◆ Task to complete ◆
Leave out the pictures; transcribe all else exactly.

──────────────────────────────

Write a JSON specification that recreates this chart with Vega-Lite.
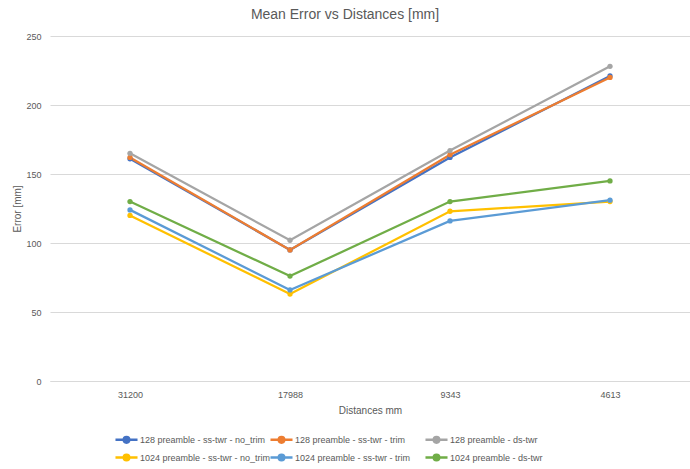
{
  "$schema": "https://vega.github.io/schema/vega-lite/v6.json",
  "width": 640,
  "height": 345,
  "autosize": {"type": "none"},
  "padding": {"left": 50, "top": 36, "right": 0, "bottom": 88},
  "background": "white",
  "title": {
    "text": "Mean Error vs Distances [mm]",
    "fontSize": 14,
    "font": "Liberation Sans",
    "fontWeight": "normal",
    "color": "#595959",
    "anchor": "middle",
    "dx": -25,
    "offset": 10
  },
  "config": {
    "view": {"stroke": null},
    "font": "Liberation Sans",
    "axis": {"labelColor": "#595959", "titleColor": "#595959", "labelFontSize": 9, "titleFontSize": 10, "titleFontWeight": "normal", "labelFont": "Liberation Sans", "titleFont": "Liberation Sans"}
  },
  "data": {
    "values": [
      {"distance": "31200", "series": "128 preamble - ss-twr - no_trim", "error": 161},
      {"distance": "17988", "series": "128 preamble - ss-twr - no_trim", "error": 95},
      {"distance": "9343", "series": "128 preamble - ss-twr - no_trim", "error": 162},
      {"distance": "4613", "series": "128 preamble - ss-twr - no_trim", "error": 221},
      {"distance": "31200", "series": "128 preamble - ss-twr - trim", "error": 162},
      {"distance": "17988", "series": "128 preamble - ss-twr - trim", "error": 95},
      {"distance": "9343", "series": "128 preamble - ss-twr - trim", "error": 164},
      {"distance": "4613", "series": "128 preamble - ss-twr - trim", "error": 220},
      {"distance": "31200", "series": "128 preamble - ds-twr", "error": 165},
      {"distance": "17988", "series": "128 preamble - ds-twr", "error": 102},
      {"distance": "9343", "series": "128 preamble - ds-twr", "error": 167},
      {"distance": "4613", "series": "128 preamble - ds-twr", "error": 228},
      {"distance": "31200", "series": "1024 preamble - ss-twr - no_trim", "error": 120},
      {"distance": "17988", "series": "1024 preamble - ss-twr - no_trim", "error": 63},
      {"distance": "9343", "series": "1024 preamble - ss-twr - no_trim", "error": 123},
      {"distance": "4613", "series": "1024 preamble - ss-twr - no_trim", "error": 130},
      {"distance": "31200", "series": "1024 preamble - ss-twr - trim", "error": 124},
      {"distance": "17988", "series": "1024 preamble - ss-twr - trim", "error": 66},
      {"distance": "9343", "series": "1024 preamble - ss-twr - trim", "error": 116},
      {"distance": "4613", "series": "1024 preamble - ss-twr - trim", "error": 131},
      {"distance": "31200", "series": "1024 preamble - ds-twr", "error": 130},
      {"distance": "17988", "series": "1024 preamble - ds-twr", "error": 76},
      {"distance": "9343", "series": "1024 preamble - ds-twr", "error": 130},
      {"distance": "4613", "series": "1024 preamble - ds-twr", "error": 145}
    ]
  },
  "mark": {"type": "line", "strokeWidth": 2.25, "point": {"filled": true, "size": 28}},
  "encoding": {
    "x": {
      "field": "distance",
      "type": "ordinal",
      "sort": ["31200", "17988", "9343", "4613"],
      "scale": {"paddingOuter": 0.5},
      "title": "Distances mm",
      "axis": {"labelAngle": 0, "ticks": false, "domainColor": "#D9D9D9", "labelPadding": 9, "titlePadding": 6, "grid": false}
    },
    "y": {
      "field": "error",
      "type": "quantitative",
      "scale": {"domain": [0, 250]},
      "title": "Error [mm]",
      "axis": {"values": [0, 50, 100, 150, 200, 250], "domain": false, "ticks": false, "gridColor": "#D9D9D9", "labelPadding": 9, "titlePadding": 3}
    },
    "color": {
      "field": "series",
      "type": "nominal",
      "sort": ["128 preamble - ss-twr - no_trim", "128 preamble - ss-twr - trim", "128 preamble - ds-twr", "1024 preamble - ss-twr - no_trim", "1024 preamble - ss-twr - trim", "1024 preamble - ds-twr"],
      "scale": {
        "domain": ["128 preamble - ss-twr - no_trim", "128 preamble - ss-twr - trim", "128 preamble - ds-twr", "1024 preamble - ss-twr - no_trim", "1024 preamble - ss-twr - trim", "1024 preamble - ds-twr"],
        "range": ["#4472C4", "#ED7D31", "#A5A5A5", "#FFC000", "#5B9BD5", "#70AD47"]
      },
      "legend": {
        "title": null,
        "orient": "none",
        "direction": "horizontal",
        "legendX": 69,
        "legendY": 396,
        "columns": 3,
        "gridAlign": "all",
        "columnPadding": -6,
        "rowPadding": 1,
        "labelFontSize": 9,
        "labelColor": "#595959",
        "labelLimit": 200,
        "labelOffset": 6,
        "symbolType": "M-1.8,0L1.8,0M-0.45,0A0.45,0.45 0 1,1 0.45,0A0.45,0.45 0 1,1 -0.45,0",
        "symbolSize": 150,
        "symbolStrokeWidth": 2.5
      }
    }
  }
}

──────────────────────────────

◆ Solution to this task ◆
Write a JSON specification that recreates this chart with Vega-Lite.
{
  "$schema": "https://vega.github.io/schema/vega-lite/v6.json",
  "width": 640,
  "height": 345,
  "autosize": {"type": "none"},
  "padding": {"left": 50, "top": 36, "right": 0, "bottom": 88},
  "background": "white",
  "title": {
    "text": "Mean Error vs Distances [mm]",
    "fontSize": 14,
    "font": "Liberation Sans",
    "fontWeight": "normal",
    "color": "#595959",
    "anchor": "middle",
    "dx": -25,
    "offset": 10
  },
  "config": {
    "view": {"stroke": null},
    "font": "Liberation Sans",
    "axis": {"labelColor": "#595959", "titleColor": "#595959", "labelFontSize": 9, "titleFontSize": 10, "titleFontWeight": "normal", "labelFont": "Liberation Sans", "titleFont": "Liberation Sans"}
  },
  "data": {
    "values": [
      {"distance": "31200", "series": "128 preamble - ss-twr - no_trim", "error": 161},
      {"distance": "17988", "series": "128 preamble - ss-twr - no_trim", "error": 95},
      {"distance": "9343", "series": "128 preamble - ss-twr - no_trim", "error": 162},
      {"distance": "4613", "series": "128 preamble - ss-twr - no_trim", "error": 221},
      {"distance": "31200", "series": "128 preamble - ss-twr - trim", "error": 162},
      {"distance": "17988", "series": "128 preamble - ss-twr - trim", "error": 95},
      {"distance": "9343", "series": "128 preamble - ss-twr - trim", "error": 164},
      {"distance": "4613", "series": "128 preamble - ss-twr - trim", "error": 220},
      {"distance": "31200", "series": "128 preamble - ds-twr", "error": 165},
      {"distance": "17988", "series": "128 preamble - ds-twr", "error": 102},
      {"distance": "9343", "series": "128 preamble - ds-twr", "error": 167},
      {"distance": "4613", "series": "128 preamble - ds-twr", "error": 228},
      {"distance": "31200", "series": "1024 preamble - ss-twr - no_trim", "error": 120},
      {"distance": "17988", "series": "1024 preamble - ss-twr - no_trim", "error": 63},
      {"distance": "9343", "series": "1024 preamble - ss-twr - no_trim", "error": 123},
      {"distance": "4613", "series": "1024 preamble - ss-twr - no_trim", "error": 130},
      {"distance": "31200", "series": "1024 preamble - ss-twr - trim", "error": 124},
      {"distance": "17988", "series": "1024 preamble - ss-twr - trim", "error": 66},
      {"distance": "9343", "series": "1024 preamble - ss-twr - trim", "error": 116},
      {"distance": "4613", "series": "1024 preamble - ss-twr - trim", "error": 131},
      {"distance": "31200", "series": "1024 preamble - ds-twr", "error": 130},
      {"distance": "17988", "series": "1024 preamble - ds-twr", "error": 76},
      {"distance": "9343", "series": "1024 preamble - ds-twr", "error": 130},
      {"distance": "4613", "series": "1024 preamble - ds-twr", "error": 145}
    ]
  },
  "mark": {"type": "line", "strokeWidth": 2.25, "point": {"filled": true, "size": 28}},
  "encoding": {
    "x": {
      "field": "distance",
      "type": "ordinal",
      "sort": ["31200", "17988", "9343", "4613"],
      "scale": {"paddingOuter": 0.5},
      "title": "Distances mm",
      "axis": {"labelAngle": 0, "ticks": false, "domainColor": "#D9D9D9", "labelPadding": 9, "titlePadding": 6, "grid": false}
    },
    "y": {
      "field": "error",
      "type": "quantitative",
      "scale": {"domain": [0, 250]},
      "title": "Error [mm]",
      "axis": {"values": [0, 50, 100, 150, 200, 250], "domain": false, "ticks": false, "gridColor": "#D9D9D9", "labelPadding": 9, "titlePadding": 3}
    },
    "color": {
      "field": "series",
      "type": "nominal",
      "sort": ["128 preamble - ss-twr - no_trim", "128 preamble - ss-twr - trim", "128 preamble - ds-twr", "1024 preamble - ss-twr - no_trim", "1024 preamble - ss-twr - trim", "1024 preamble - ds-twr"],
      "scale": {
        "domain": ["128 preamble - ss-twr - no_trim", "128 preamble - ss-twr - trim", "128 preamble - ds-twr", "1024 preamble - ss-twr - no_trim", "1024 preamble - ss-twr - trim", "1024 preamble - ds-twr"],
        "range": ["#4472C4", "#ED7D31", "#A5A5A5", "#FFC000", "#5B9BD5", "#70AD47"]
      },
      "legend": {
        "title": null,
        "orient": "none",
        "direction": "horizontal",
        "legendX": 69,
        "legendY": 396,
        "columns": 3,
        "gridAlign": "all",
        "columnPadding": -6,
        "rowPadding": 1,
        "labelFontSize": 9,
        "labelColor": "#595959",
        "labelLimit": 200,
        "labelOffset": 6,
        "symbolType": "M-1.8,0L1.8,0M-0.45,0A0.45,0.45 0 1,1 0.45,0A0.45,0.45 0 1,1 -0.45,0",
        "symbolSize": 150,
        "symbolStrokeWidth": 2.5
      }
    }
  }
}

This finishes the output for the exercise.